Less cold water could affect the warmth. I hope the fellow didn’t only examine the north Atlantic and also examined the other currents in the area. After all, he should know…
It’s interesting that it is thought that warming would chill the East Coast. When climate was warmer, Vikings found the Canadian coast with grapes, trees worth harvesting as timber, and suitable for cattle. Now grapes tend to be down around Quebec.
An interesting thing about the north Atlantic area is implied in the Vinland map. The north coast of Greenland is shown rather well. This implies that the sea ice was further north or thin enough at least once for ships to travel around the north side of Greenland. Hiking across the ice would have been quite a task, particularly if you consider where the Greenland Viking colonies were.
Later maps do not show the north coast of Greenland, and it usually has a lot of sea ice year round. Also, the people who are used to living on ice, the Inuit arrived in Greenland as the climate cooled. Indeed, during the Little Ice age, Inuit were seen around the Irish coast. (Actually, the Thule Inuit displaced the Dorset Inuit around 1100 AD; the Stone-Age Dorset hunted land mammals, seals, and walrus without having bows and arrows.)
Labrador Sea water in the core of the gyre warmed during the 1990s. This warming reduces the contrast with water from warmer southern latitudes, which is part of the driving force for ocean circulation.
The obvious source of ocean heat is the Sun. If the Sun is getting hotter, warming would be expected. Climate simulations using a constant amount of heat from the Sun have trouble explaining recent warming, and perhaps more heat explains several things.
Ah, but what happens to the north Atlantic weather in warmer weather? The North Atlantic Oscillation (NAO) goes positive, as both the Azores high and Icelandic low increase in strength. Why? Well, if a moving high pressure cell is cold, why isn’t the above an Icelandic high and Azores low? Because the air is circulating up from the hot Equator, falling down on the Azores (causing higher pressure), some of the cool air flows north, and rises around Iceland’s longitude (causing low pressure). More heat, faster circulation toward the poles.

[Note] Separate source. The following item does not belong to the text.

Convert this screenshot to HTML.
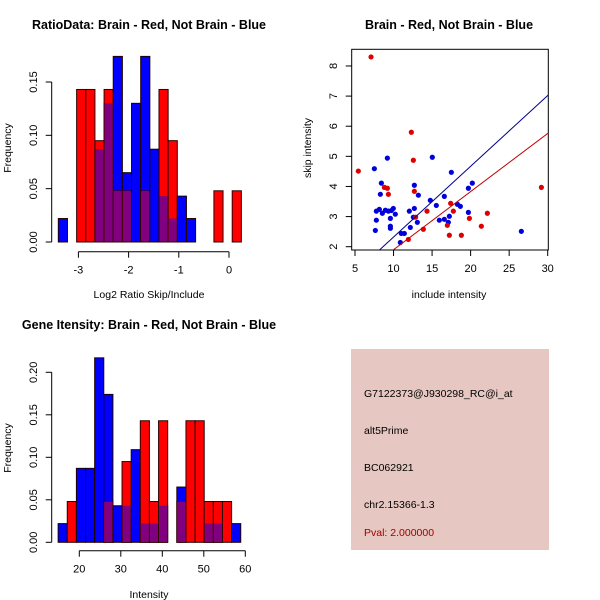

Actually, the Azores does not feed Iceland due to Earth’s rotation. There are pressure variations in NW North America and SE North America which are related to the Iceland circulation. These also are related to cold air flowing down the continent from the NW and warm air sweeping up from the Gulf of Mexico.
Indeed, there is a correlation between solar activity and the NAO. So it is hardly surprising that warmer water might be seen, and that the NAO would increasingly be positive, giving Europe milder winters.
You can see that recently the NAO index has been positive. Note also that the NAO was mostly negative during the global cooling period 1945-1975.
Something dramatic would have to happen to the ocean to chill all that hot air blowing across the Atlantic.